INSTRUCTIONS FOR THE TASK |
Extract the lines from the start through the line that holds "import matplotlib.pyplot as plt", both included, omitting all images.

----

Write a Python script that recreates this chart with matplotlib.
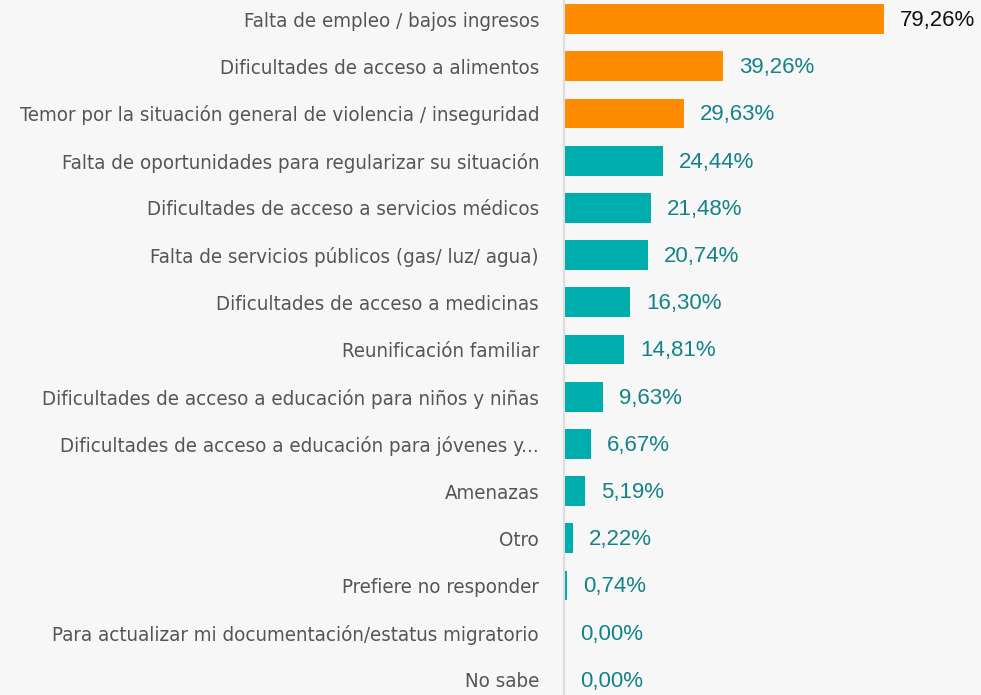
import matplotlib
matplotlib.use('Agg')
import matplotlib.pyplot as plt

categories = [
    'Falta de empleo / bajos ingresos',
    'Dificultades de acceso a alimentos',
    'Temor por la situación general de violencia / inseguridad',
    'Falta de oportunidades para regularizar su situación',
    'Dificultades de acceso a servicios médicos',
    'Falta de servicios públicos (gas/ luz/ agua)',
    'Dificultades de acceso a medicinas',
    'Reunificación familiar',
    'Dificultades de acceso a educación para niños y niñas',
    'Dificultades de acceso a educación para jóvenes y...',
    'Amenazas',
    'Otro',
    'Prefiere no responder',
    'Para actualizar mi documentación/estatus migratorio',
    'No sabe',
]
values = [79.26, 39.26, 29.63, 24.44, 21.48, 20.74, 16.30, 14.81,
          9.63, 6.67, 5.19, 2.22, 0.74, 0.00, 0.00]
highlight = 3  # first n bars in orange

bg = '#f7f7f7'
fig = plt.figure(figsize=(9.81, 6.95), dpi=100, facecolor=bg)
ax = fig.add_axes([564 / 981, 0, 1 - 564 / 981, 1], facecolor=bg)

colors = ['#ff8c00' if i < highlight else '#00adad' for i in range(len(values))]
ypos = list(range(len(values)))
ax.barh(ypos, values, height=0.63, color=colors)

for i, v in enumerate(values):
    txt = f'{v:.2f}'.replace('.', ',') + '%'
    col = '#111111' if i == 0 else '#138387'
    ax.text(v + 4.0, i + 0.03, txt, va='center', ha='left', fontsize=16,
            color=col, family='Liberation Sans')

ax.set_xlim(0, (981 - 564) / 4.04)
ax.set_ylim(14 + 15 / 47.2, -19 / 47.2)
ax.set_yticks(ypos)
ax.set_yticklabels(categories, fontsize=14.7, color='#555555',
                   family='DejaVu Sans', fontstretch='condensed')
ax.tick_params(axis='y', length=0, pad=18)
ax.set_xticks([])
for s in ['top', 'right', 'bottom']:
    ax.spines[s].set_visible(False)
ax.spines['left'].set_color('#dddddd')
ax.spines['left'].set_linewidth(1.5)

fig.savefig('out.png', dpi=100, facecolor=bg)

----

SOLUTION TO THIS EXERCISE |
Write a Python script that recreates this chart with matplotlib.
import matplotlib
matplotlib.use('Agg')
import matplotlib.pyplot as plt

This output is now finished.